Cualquier estudiante novicio de ciencias políticas sabe que ese nunca es el caso. Una elección presidencial en segunda vuelta enfrenta a dos candidatos, por lo que ofrece una opción “binaria”, una elección entre el blanco y el negro. Vale decir, no permite que la ciudadanía manifieste sus verdaderas preferencias graduadas, sus propios matices de gris. Los ciudadanos votan por una candidata porque, en general -y no en cada uno de los detalles de su programa-, la prefieren a la otra. La encuentran más cercana y simpática, más parecida a gente que conocen, porque su temperamento es más agradable en comparación con el de su adversaria, o porque creen que tiene mayor experiencia en eso de gobernar. Cuando las opciones son binarias, las personas votan sobre bases imprecisas y difusas. Nadie lo hace porque apoye en 100% el programa o porque esté de acuerdo con la “letra chica” del plan de acción.

Quienes votaron por MB lo hicieron porque querían un país más moderno, inclusivo y tolerante, donde se respetara la dignidad de las personas y se cumplieran las leyes.
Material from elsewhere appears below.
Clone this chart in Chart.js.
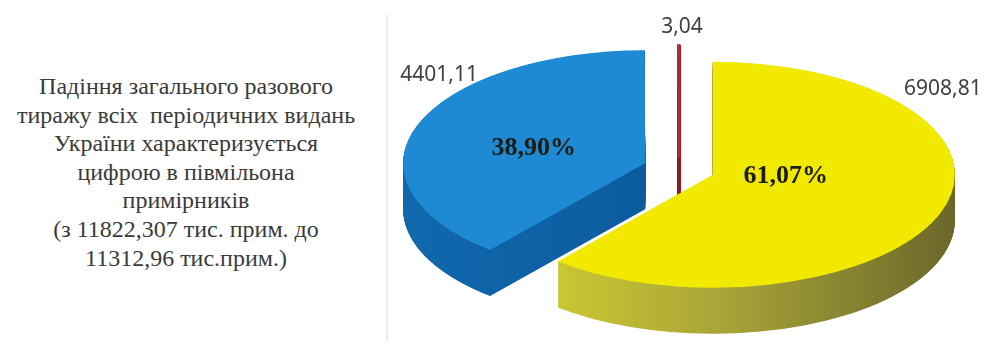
<!DOCTYPE html>
<html>
<head>
<meta charset="utf-8">
<script src="https://cdn.jsdelivr.net/npm/chart.js@4.4.1/dist/chart.umd.min.js"></script>
<style>
  html, body { margin: 0; padding: 0; background: #ffffff; }
  #wrap { position: relative; width: 992px; height: 347px; overflow: hidden; background: #fff; }
  #chart { position: absolute; left: 0; top: 0; }
  #note {
    position: absolute; left: 0; top: 72px; width: 372px;
    text-align: center; white-space: nowrap;
    font-family: "Liberation Serif", "Times New Roman", serif;
    font-size: 24px; line-height: 28.6px; color: #3a3a3a;
  }
  #rule { position: absolute; left: 386px; top: 15px; width: 2px; height: 326px; background: #ececec; }
</style>
</head>
<body>
<div id="wrap">
  <div id="note">Падіння загального разового<br>тиражу всіх&nbsp; періодичних видань<br>України характеризується<br>цифрою в півмільона<br>примірників<br>(з 11822,307 тис. прим. до<br>11312,96 тис.прим.)</div>
  <div id="rule"></div>
  <canvas id="chart" width="992" height="347"></canvas>
</div>
<script>
// ---- data ----
const categories = ['Сегмент 1', 'Сегмент 2', 'Сегмент 3'];
const values = [6908.81, 4401.11, 3.04];
const valueLabels = ['6908,81', '4401,11', '3,04'];

// ---- styles ----
const topColors = ['#F1E900', '#1D8AD3', '#C3232B'];
const sideColors = ['#A09C36', '#0E61A4', '#8E1A20'];
const borderWidths = [0, 0, 3];
const explode = [36, 36, 24];
const pctFactor = [0.32, 0.49, 0];
const pctShiftY = [-11, 4, 0];
const valueOffsets = [[230, -86], [-206, -88], [3, -131]];

const RADIUS = 242;      // radius of the pie (before flattening)
const TILT = 113 / 242;  // vertical flattening
const DEPTH = 46;        // thickness in screen pixels

function pieCenter(chart) {
  const ca = chart.chartArea;
  return { cx: (ca.left + ca.right) / 2, cy: (ca.top + ca.bottom) / 2 };
}

const pie3d = {
  id: 'pie3d',
  afterDatasetUpdate(chart, args) {
    const meta = chart.getDatasetMeta(args.index);
    meta.data.forEach((el, i) => {
      const mid = (el.startAngle + el.endAngle) / 2;
      el.x = el.x + Math.cos(mid) * explode[i];
      el.y = el.y + Math.sin(mid) * explode[i];
    });
  },
  beforeDatasetsDraw(chart) {
    const ctx = chart.ctx;
    const { cx, cy } = pieCenter(chart);
    ctx.save();
    ctx.translate(cx, cy);
    ctx.scale(1, TILT);
    ctx.translate(-cx, -cy);
    const meta = chart.getDatasetMeta(0);
    const order = [1, 2, 0];
    order.forEach(i => {
      const el = meta.data[i];
      if (!el) return;
      const r = el.outerRadius;
      let fill = sideColors[i];
      if (i === 0) {
        const g = ctx.createLinearGradient(el.x - r * 0.7, 0, el.x + r, 0);
        g.addColorStop(0, '#CDCA32');
        g.addColorStop(0.45, '#A7A338');
        g.addColorStop(1, '#6B672A');
        fill = g;
      }
      if (i === 1) {
        const g = ctx.createLinearGradient(el.x - r, 0, el.x, 0);
        g.addColorStop(0, '#1168AD');
        g.addColorStop(1, '#0B5C9E');
        fill = g;
      }
      ctx.fillStyle = fill;
      ctx.strokeStyle = fill;
      for (let d = DEPTH; d >= 0.5; d -= 0.5) {
        const yy = el.y + d / TILT;
        ctx.beginPath();
        ctx.moveTo(el.x, yy);
        ctx.arc(el.x, yy, r, el.startAngle, el.endAngle);
        ctx.closePath();
        ctx.fill();
        if (borderWidths[i] > 0) { ctx.lineWidth = borderWidths[i]; ctx.stroke(); }
      }
    });
  },
  afterDatasetsDraw(chart) {
    const ctx = chart.ctx;
    ctx.restore();
    const { cx, cy } = pieCenter(chart);
    const meta = chart.getDatasetMeta(0);
    const total = values.reduce((a, b) => a + b, 0);
    meta.data.forEach((el, i) => {
      const sx = el.x;
      const sy = cy + (el.y - cy) * TILT;
      const mid = (el.startAngle + el.endAngle) / 2;
      ctx.save();
      ctx.font = '21px "Noto Sans", "Open Sans", sans-serif';
      ctx.fillStyle = '#404040';
      ctx.textAlign = 'center';
      ctx.textBaseline = 'middle';
      ctx.fillText(valueLabels[i], sx + valueOffsets[i][0], sy + valueOffsets[i][1]);
      if (pctFactor[i] > 0) {
        const pct = (values[i] / total * 100).toFixed(2).replace('.', ',') + '%';
        const px = sx + Math.cos(mid) * pctFactor[i] * RADIUS;
        const py = sy + Math.sin(mid) * pctFactor[i] * RADIUS * TILT + pctShiftY[i];
        ctx.font = 'bold 26px "Liberation Serif", "Times New Roman", serif';
        ctx.fillStyle = '#1c1c10';
        ctx.fillText(pct, px, py);
      }
      ctx.restore();
    });
  }
};

new Chart(document.getElementById('chart'), {
  type: 'pie',
  data: {
    labels: categories,
    datasets: [{
      data: values,
      backgroundColor: topColors,
      borderColor: topColors,
      borderWidth: borderWidths,
      radius: RADIUS,
      clip: false
    }]
  },
  options: {
    responsive: false,
    animation: false,
    radius: RADIUS,
    layout: { padding: { left: 366, right: 0, top: 0, bottom: 9 } },
    plugins: { legend: { display: false }, tooltip: { enabled: false } }
  },
  plugins: [pie3d]
});
</script>
</body>
</html>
Votaron por ella porque deseaban un país con mayor libertad, donde no hubiera abusos, por un país más amable y con menos segregación y desigualdades. Pero, como lo han demostrado una infinidad de encuestas, no votaron por cada una de las medidas específicas impulsadas por la administración. Por ejemplo, no votaron por que se eliminara la selección por mérito en el Instituto Nacional o porque los estudiantes de la Universidad Central quedaran fuera de la gratuidad; tampoco votaron porque el sistema tributario se transformara en un acertijo imposible de entender, y con una dudosa capacidad de recaudar recursos.

El segundo error del gobierno fue haber nombrado en puestos claves a un grupo que resultó ser entusiasta, pero poco competente. El problema no fue, como algunos analistas han sugerido, que Rodrigo Peñailillo haya sido un muchacho de provincia que se vestía con elegancia o que Alberto Arenas haya venido de un liceo fiscal y de una universidad estadounidense poco conocida. No, el problema no fue que se tratara de outsiders. El problema fue su impericia, el que no entendieran que en un sistema democrático y capitalista moderno hay dos factores que priman y determinan, más que ningún otro, el rumbo de la nación: la capacidad de implementar un diálogo que involucre a la mayoría de las fuerzas políticas, y la habilidad por mantener las expectativas dentro de ciertos parámetros compatibles con el eficiente funcionamiento de la economía y una saludable creación de puestos de trabajo.

Desde un comienzo, el gobierno sembró incertidumbre, y lo que cosechó fue desafecto, aprensiones y desaceleración económica. También cosechó un desplome en su popularidad.

Nadie debiera sorprenderse por estos resultados. Lo anunciamos varias veces en estas mismas páginas. Pero no es el momento de vanagloriarse, es tiempo de pensar sobre el futuro.

Liberarse de la nostalgia
El gobierno aún tiene tiempo para reagruparse y para avanzar en la dirección correcta, para moverse hacia la esquiva modernidad y hacia ese país amable que tantos anhelan.

Pero para lograr este objetivo se requieren varias cosas. Quizás lo más importante es liberarse de la nostalgia en la que tantos políticos de la Nueva Mayoría se encuentran atrapados, y entender que en el siglo XXI se requiere de un esquema social y económico completamente diferente al que prevalecía en Chile antes de la dictadura, o en Europa Occidental durante la segunda mitad del siglo pasado.

Lo triste es que ninguna de las principales iniciativas del gobierno mira hacia el futuro. Los grandes proyectos que ha impulsado -casi sin excepción- son terriblemente siglo XX. Por ejemplo, ni la reforma educativa ni el estatuto docente consideran el hecho de que en cinco años la educación será completamente diferente a como ha sido durante los últimos 150 años. Nada en esa legislación prepara a profesores o alumnos para un mundo dominado por la enseñanza en línea, una enseñanza basada en algoritmos de variada complejidad, donde máquinas inteligentes interactuarán con estudiantes para crear obras de arte y programas de computación, para hacer literatura y para inventar nuevas aplicaciones para computadores de distintos tipos.

El desafío es claro: o el gobierno se moderniza y mira al futuro, o pasará a la historia como la última administración del siglo pasado.